In 2007, after fulfilling his master’s (MS) degree in computer science from NDU, he was accepted for a PhD scholarship at the University of Twente, with training at Philips Research Center. Unfortunately, he was struck by a neurological disorder called transverse myelitis (TM). TM is an inflammation of a segment of the spinal cord, making him paraplegic; he was forced to cancel the scholarship.
In 2009, he reviewed a book for ACM Computing Reviews (CR), Computational Intelligence: a Compendium, which revived his personal research goals in artificial intelligence and neural networks. Consequently, in 2010, he wrote a research paper based on his MS thesis—“STDP within NDS Neurons”—which he submitted to and presented at the International Symposium on Neural Networks (ISNN 2010) in Shanghai, China.

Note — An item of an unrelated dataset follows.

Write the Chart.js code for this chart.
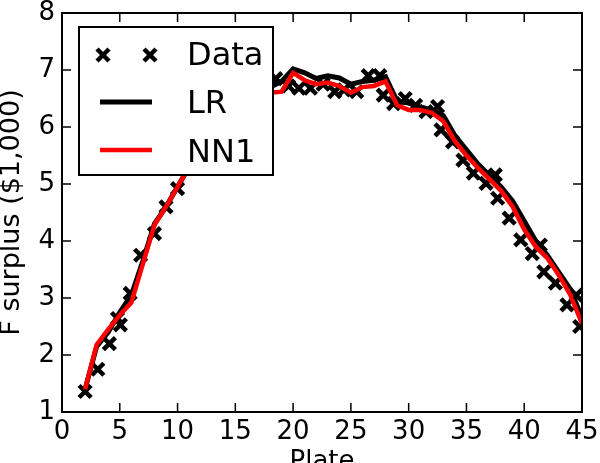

At the end of 2010, he immigrated to Canada, and is now in his fourth year as a PhD research student in cognitive informatics at the Université du Québec à Montréal (UQAM).
His research interests include chaos theory, chaos control, reservoir computing, computational neuroscience, neurocognition, and the limits of intelligence. He investigates and approaches the exploit of the theory of chaotic nonlinear dynamics in order to emulate cognitive processes, like memory and perception, which are explained and elucidated by the theory of chaotic neurodynamics. The latter favors the role of chaos in the brain as an essential ingredient that makes the brain distinct from any artificial intelligent machine. The impact of this research will help us understand and delineate the limitations of both natural and artificial intelligence. He presented his latest research paper, “Learning algorithm and neurocomputing architecture for NDS neurons, ” in August 2014 at the IEEE International Conference on Cognitive Informatics and Cognitive Computing (ICCI*CC 2014) in London, England; he received the Best Paper Award. Also, in the same trip, he was invited to do a seminar at Oxford Brookes University to discuss the potential implication of his research work.
Mario’s review of The universal machine was selected as one of the best CR reviews of 2013.